INTELLIVISION CARTRIDGE [INTV #8400]

Release 1986

Produced by Realtime  Associates for INTV Corporation

Includes code from the previously released NFL Football

Design: Ray Kaestner, John Tomlinson, David Warhol

Program: John Tomlinson, David Warhol

Graphics: Connie Goldman

Sound: David Warhol

Package Illustration: Steve Huston


Instructions Posted Here

CATALOG DESCRIPTION (INTV FALL 1986)

Realistic Action & Sound Effects

REAL LIVE ACTION -- Just Like Sunday Football!

Super Pro Football -- One & Two Players

You are the Coach & Quarterback

Full Football Rules & Play, including running, passing, punts, interceptions...Even 2 point safeties!

You and your opponent call & control the play

The challenge is to outwit your opponent or play against the Computer

Never Before So Real!

DEVELOPMENT HISTORY

David Warhol, who had programmed Thunder Castle at Mattel, had helped prepare the Thunder Castle cartridge for its INTV Corporation release. Terry Valeski, President of INTV, approached Dave a short time later. Would he be interested in programming an enhanced one- or two-player version of the original NFL Football cartridge?

This was quite a challenge. So far, the "new" INTV titles -- Thunder Castle, World Championship Baseball, Thin Ice -- had simply been unreleased Mattel Electronics product and had already existed as EPROM prototypes. Preparing those games for release had essentially involved getting the files into the proper format for General Instruments to manufacturer ROMs. An enhanced football cartridge, though, would require new programming.

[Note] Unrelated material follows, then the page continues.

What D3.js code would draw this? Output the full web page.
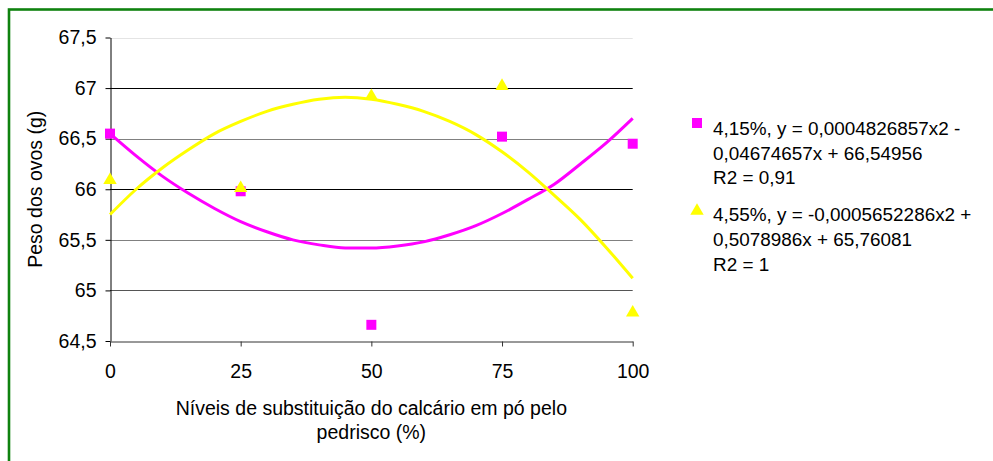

It was now 1986, over two years since Mattel Electronics had closed. All of the development equipment had long since been sold off. Valeski could supply the NFL Football source code on 8-inch floppy disk, but nothing else -- including any startup money.

Taking a big risk, Dave put his own money into having a custom card designed and built (by his friend, hardware expert Scott Robitelle) that would interface an IBM PC and Intellivision Master Component. He put his own time into writing a cross assembler and linker to develop 1610 games on the PC.

He then hired former Mattel programmers Ray Kaestner (BurgerTime) and John Tomlinson (Mission X), plus former Mattel graphic artist Connie Goldman (Thunder Castle) to help put together the enhanced football game.

The risk paid off. INTV Corp. bought the completed game, Super Pro Football, introducing it for Christmas 1986. The cartridge was so successful that INTV used the "Super Pro" designation on all of their later sports titles, and Dave Warhol's company -- Realtime Associates -- was hired to do all of INTV's subsequent games.


FUN FACT: Dave hedged his bet by having Connie put a couple of sports announcers on the statistics screen -- and having them look like Terry Valeski and INTV Vice President Dan Stout. Dave was counting on Valeski's ego -- figuring he wouldn't pass on a game he appeared in. He was right; Valeski went nuts upon seeing the screen. Dave feels it clinched the deal.

FUN FACT: The announcers are programmed so that Terry (the balding one) and Dan (the bespectacled one) keep interrupting each other, just like they did in real life.

EASTER EGG: To display credits, press 0 (zero) while the title screen is displayed.